A Beautiful Reason to Make Ugly Art

It was one of those afternoons.

Shadow Collage

Shadow Collage

I’d been trolling websites looking for inspiration, because even though I’ve been threatening it for ages, in the next year I truly am going to revitalize both my websites. Really!

But it got to the point where I couldn’t even look at another website. My head was spinning. I was on overload, saturated with beautiful images. Perfectly posed people (in that oh-so-insouciant way). Soft focus. Light flares. Air brushed?

At one point I even got confused, thinking I’d landed on a model’s or actor’s home page.

I mean, it was all so damn pretty!

Clearly, things have changed a lot since I put up my first counseling and coaching website seven years ago.
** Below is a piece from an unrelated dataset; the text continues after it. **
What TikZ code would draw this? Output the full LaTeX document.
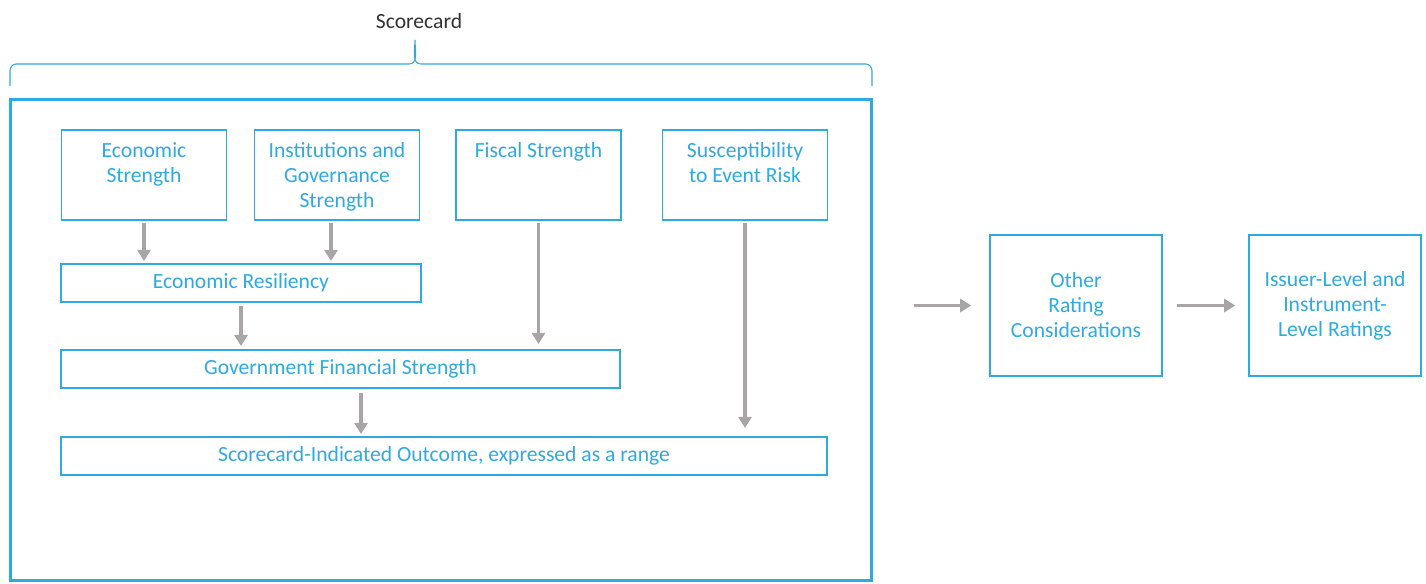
\documentclass[tikz,border=0pt]{standalone}
\usepackage{fontspec}
\setmainfont{Carlito}
\usetikzlibrary{arrows.meta,positioning}
\definecolor{mblue}{HTML}{2DAAE1}
\definecolor{mgray}{HTML}{A7A5A6}
\definecolor{mdark}{HTML}{333333}

\begin{document}
\begin{tikzpicture}[x=0.02cm, y=-0.02cm,
	every node/.style={font=\fontsize{12.3}{14.2}\selectfont, text=mblue, align=center},
	box/.style={draw=mblue, line width=0.9pt, inner sep=0pt},
	tbox/.style={box, minimum width=3.3cm, minimum height=1.8cm, label={[anchor=north, inner sep=0.26cm]north:#1}},
	wbox/.style={box, minimum height=0.77cm, minimum width=#1},
	rbox/.style={box, minimum width=3.44cm, minimum height=2.82cm},
	arr/.style={draw=mgray, line width=2.2pt, -{Triangle[length=0.22cm, width=0.26cm]}}]
			\useasboundingbox (0,0) rectangle (1426,583);

			% scorecard frame and brace
			\node[text=mdark] (sclbl) at (419,21) {Scorecard};
			\draw[mblue, line width=0.6pt] (10,86) -- (10,71) to[out=90, in=180] (16,64) -- (409,64)
				to[out=0, in=-90] (415,40) to[out=-90, in=180] (421,64) -- (866,64)
				to[out=0, in=90] (872,71) -- (872,86);
			\node[draw=mblue, line width=1.7pt, minimum width=17.24cm, minimum height=9.64cm] (sc) at (441,340) {};

			\node[tbox={Economic\\Strength}] (es) at (144,175) {};
			\node[tbox={Institutions and\\Governance\\Strength}] (igs) at (337,175) {};
			\node[tbox={Fiscal Strength}] (fs) at (538.5,175) {};
			\node[tbox={Susceptibility\\to Event Risk}] (ser) at (745,175) {};

			\node[wbox=7.2cm] (er) at (241,283) {Economic Resiliency};
			\node[wbox=11.18cm] (gfs) at (340.5,369) {Government Financial Strength};
			\node[wbox=15.32cm] (sio) at (444,456) {Scorecard-Indicated Outcome, expressed as a range};

			\node[rbox] (oth) at (1076,305.5) {Other\\Rating\\Considerations};
			\node[rbox] (ilr) at (1335,305.5) {Issuer-Level and\\Instrument-\\Level Ratings};

			\draw[arr, shorten <=0.04cm, shorten >=0.04cm] (es.south) -- (es.south |- er.north);
			\draw[arr, shorten <=0.04cm, shorten >=0.04cm] ([xshift=-0.12cm]igs.south) -- ([xshift=-0.12cm]igs.south |- er.north);
			\draw[arr, shorten <=0.06cm, shorten >=0.06cm] (er.south) -- (er.south |- gfs.north);
			\draw[arr, shorten <=0.04cm, shorten >=0.1cm] (fs.south) -- (fs.south |- gfs.north);
			\draw[arr, shorten <=0.08cm, shorten >=0.04cm] ([xshift=0.41cm]gfs.south) -- ([xshift=0.41cm]gfs.south |- sio.north);
			\draw[arr, shorten <=0.04cm, shorten >=0.16cm] (ser.south) -- (ser.south |- sio.north);
			\draw[arr, shorten <=0.82cm, shorten >=0.36cm] (sc.east |- oth.west) -- (oth.west);
			\draw[arr, shorten <=0.28cm, shorten >=0.26cm] (oth.east) -- (ilr.west);
		\end{tikzpicture}
\end{document}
So I was grumbling a bit…(it’s just a f***ing website). And yeah, maybe there was some comparison envy going on too. Not to mention worry about these apparently new website rules (because I can be good, too good, at following the rules).

As I let these thoughts and feelings move through me, I noticed something else was there too.

Something much deeper.

I found myself looking down at the parquet floor I was standing on: Old. Imperfect. Scratched.

I opened the slider and stepped out onto the deck: Loose boards. Splintered. Faded.

I walked out beneath the oak trees: Spongy leaves, sticks, acorns, layered over time. All of it decaying. Finding its way back into the earth.

The very ground we walk on, far from pretty. Dirt, in fact. But very real.

Right then I knew that it was important to explore this story in the women’s creative wisdom tele-circle that was happening that evening.

Everyone in the circle could relate, whether or not they’d looked at a website lately or looked down at the ground they walked on. Because this is an old, old story that goes way back, long before the digital age began.

And as we told it again (because we women need to keep finding our way through this story) a question or two bubbled up: What’s underneath the veneer? What are we afraid to look at? What does all this pretty perfection keep contained?

What, in a nutshell, is unacceptable for us to do or be?

Oh my, did that ever open up some deep conversation and acknowledgement of all that’s down there, held in this particularly pretty and particularly hypnotic shade of shadow.

So we grabbed our crayons, four or five in each hand, scraping and slashing them onto newspaper and tissue paper. Shredding, tearing, taping and releasing it all into a shadow collage.

That was the moment when I said: Now, go ahead and deliberately draw something ugly…an ugly self-portrait.

We all got to it, creating together in real-time. Since this is a tele-circle we can’t actually see what our circle sisters are doing. But there certainly is a vibe coming through. And we certainly can hear each other.

At first, there was mostly silence. Then I noticed something more: quiet giggles. Here and there an outright chuckle.

It’s safe to say that some hilarity ensued when we went around the circle describing what we’d drawn.

Even now I can’t help laughing when I write about my self-portrait: Devil eyes. Another eye in the back of my head. Fangs dripping blood. A witchy, warty, hairy nose.

I’m so bummed that I can’t find my self-portrait and share a visual with you. I guess it got swept up with the newspaper recycling, because it was, after all, newspaper!

With or without that image though, here’s the truth:

There is freedom in deliberately making ugly art.

It releases us from our masks.

It opens us up to shadow and makes it not so scary.

It puts things in perspective.

It heals and nourishes.

And when it’s done in a circle of wise, creative women, we can experience it as deep, life-affirming play.

* * * * *

So now I’m wondering. What would your ugly self-portrait look like?

Want in on the deep play of the Women’s Creative Wisdom Tele-Circles? Space in the circle will open up in early 2015. You can subscribe to my e-letter right here to be the first to get all the details.

 

 

One thought on “A Beautiful Reason to Make Ugly Art

  1. Patty — As usual a great post. You definitely touch places in the soul that need to be brought into the light. I’m going to have to try this!

    I didn’t realize you do tele-conferences. Let me know when the next group starts. I’d be very interested in joining one.